• Stated goal
Return only the stretch of the material below that begins with the line containing "Emit a LaTeX" and ends with the line containing "width=0.717, ax=ax, saturation=1, legend=True, zorder=3)", exactly; both of those lines belong to it.

===============

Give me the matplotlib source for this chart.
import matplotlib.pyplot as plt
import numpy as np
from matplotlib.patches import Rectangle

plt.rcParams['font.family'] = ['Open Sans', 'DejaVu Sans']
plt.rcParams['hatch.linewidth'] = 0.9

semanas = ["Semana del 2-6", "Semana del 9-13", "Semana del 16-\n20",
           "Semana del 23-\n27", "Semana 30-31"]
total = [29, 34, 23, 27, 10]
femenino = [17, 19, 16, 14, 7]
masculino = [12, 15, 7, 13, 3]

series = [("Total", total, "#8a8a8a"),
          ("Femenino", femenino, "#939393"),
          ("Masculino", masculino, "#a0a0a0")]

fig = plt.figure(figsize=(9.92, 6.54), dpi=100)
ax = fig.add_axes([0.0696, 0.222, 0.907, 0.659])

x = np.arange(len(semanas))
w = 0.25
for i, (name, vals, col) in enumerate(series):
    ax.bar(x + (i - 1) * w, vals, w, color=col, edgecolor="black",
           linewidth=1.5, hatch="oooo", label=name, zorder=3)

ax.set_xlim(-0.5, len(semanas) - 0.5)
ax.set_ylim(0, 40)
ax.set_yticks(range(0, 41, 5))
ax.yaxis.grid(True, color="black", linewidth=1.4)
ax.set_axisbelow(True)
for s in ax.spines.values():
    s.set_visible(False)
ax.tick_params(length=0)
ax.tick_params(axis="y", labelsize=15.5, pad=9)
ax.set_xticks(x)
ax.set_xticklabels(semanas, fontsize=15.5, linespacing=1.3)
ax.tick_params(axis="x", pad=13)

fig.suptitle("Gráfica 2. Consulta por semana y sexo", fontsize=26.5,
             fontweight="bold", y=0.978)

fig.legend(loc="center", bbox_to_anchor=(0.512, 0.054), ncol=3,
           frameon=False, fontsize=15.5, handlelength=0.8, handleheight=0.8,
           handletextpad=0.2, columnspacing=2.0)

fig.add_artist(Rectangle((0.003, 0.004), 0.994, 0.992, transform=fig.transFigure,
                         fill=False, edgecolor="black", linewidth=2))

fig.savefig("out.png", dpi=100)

===============

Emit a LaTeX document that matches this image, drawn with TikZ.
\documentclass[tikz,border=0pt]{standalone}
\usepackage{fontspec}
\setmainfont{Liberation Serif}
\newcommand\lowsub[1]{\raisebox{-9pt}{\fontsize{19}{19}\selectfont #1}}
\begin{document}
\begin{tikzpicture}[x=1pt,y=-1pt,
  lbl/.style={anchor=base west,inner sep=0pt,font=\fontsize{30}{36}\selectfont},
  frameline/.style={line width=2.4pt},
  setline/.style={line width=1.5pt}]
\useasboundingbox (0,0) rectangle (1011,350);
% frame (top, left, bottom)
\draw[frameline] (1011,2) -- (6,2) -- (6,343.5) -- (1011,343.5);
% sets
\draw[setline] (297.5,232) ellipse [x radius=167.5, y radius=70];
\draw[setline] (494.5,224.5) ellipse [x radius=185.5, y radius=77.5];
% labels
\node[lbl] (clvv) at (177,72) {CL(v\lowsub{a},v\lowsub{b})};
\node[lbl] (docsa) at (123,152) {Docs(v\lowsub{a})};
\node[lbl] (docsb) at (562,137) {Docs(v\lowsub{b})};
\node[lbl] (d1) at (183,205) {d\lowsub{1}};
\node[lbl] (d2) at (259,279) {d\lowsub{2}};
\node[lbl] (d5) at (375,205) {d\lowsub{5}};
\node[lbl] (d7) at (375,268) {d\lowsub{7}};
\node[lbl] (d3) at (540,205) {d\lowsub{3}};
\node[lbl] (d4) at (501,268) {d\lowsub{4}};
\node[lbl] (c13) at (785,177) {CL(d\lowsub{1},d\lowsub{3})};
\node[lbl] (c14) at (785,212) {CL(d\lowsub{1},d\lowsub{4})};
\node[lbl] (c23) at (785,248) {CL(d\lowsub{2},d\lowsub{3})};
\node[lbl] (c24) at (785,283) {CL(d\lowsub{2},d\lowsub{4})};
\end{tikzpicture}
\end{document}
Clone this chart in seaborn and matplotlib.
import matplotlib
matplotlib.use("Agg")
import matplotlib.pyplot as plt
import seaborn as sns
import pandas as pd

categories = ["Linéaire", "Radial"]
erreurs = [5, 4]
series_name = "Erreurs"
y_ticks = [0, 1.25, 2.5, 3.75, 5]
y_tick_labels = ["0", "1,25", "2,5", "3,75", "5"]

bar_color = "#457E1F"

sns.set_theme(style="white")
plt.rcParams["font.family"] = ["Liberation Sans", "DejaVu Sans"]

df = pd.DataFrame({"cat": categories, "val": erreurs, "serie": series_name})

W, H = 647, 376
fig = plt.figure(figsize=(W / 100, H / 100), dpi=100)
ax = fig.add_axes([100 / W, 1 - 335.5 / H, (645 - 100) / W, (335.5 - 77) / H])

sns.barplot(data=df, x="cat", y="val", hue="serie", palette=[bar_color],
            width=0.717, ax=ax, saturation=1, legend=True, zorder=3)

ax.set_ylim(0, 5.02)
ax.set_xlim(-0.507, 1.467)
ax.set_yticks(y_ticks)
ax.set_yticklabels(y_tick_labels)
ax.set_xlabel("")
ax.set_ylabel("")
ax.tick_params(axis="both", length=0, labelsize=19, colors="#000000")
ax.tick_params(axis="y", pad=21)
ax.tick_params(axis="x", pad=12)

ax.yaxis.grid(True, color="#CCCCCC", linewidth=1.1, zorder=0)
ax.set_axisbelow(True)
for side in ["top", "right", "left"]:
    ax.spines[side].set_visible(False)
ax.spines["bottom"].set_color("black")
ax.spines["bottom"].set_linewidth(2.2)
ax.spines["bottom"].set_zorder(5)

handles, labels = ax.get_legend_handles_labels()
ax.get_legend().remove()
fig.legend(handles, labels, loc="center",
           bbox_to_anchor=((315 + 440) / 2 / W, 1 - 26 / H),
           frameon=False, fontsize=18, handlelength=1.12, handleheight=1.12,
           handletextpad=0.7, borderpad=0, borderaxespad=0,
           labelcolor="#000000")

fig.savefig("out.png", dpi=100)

===============

• The reply
Emit a LaTeX document that matches this image, drawn with TikZ.
\documentclass[tikz,border=0pt]{standalone}
\usepackage{fontspec}
\setmainfont{Liberation Serif}
\newcommand\lowsub[1]{\raisebox{-9pt}{\fontsize{19}{19}\selectfont #1}}
\begin{document}
\begin{tikzpicture}[x=1pt,y=-1pt,
  lbl/.style={anchor=base west,inner sep=0pt,font=\fontsize{30}{36}\selectfont},
  frameline/.style={line width=2.4pt},
  setline/.style={line width=1.5pt}]
\useasboundingbox (0,0) rectangle (1011,350);
% frame (top, left, bottom)
\draw[frameline] (1011,2) -- (6,2) -- (6,343.5) -- (1011,343.5);
% sets
\draw[setline] (297.5,232) ellipse [x radius=167.5, y radius=70];
\draw[setline] (494.5,224.5) ellipse [x radius=185.5, y radius=77.5];
% labels
\node[lbl] (clvv) at (177,72) {CL(v\lowsub{a},v\lowsub{b})};
\node[lbl] (docsa) at (123,152) {Docs(v\lowsub{a})};
\node[lbl] (docsb) at (562,137) {Docs(v\lowsub{b})};
\node[lbl] (d1) at (183,205) {d\lowsub{1}};
\node[lbl] (d2) at (259,279) {d\lowsub{2}};
\node[lbl] (d5) at (375,205) {d\lowsub{5}};
\node[lbl] (d7) at (375,268) {d\lowsub{7}};
\node[lbl] (d3) at (540,205) {d\lowsub{3}};
\node[lbl] (d4) at (501,268) {d\lowsub{4}};
\node[lbl] (c13) at (785,177) {CL(d\lowsub{1},d\lowsub{3})};
\node[lbl] (c14) at (785,212) {CL(d\lowsub{1},d\lowsub{4})};
\node[lbl] (c23) at (785,248) {CL(d\lowsub{2},d\lowsub{3})};
\node[lbl] (c24) at (785,283) {CL(d\lowsub{2},d\lowsub{4})};
\end{tikzpicture}
\end{document}
Clone this chart in seaborn and matplotlib.
import matplotlib
matplotlib.use("Agg")
import matplotlib.pyplot as plt
import seaborn as sns
import pandas as pd

categories = ["Linéaire", "Radial"]
erreurs = [5, 4]
series_name = "Erreurs"
y_ticks = [0, 1.25, 2.5, 3.75, 5]
y_tick_labels = ["0", "1,25", "2,5", "3,75", "5"]

bar_color = "#457E1F"

sns.set_theme(style="white")
plt.rcParams["font.family"] = ["Liberation Sans", "DejaVu Sans"]

df = pd.DataFrame({"cat": categories, "val": erreurs, "serie": series_name})

W, H = 647, 376
fig = plt.figure(figsize=(W / 100, H / 100), dpi=100)
ax = fig.add_axes([100 / W, 1 - 335.5 / H, (645 - 100) / W, (335.5 - 77) / H])

sns.barplot(data=df, x="cat", y="val", hue="serie", palette=[bar_color],
            width=0.717, ax=ax, saturation=1, legend=True, zorder=3)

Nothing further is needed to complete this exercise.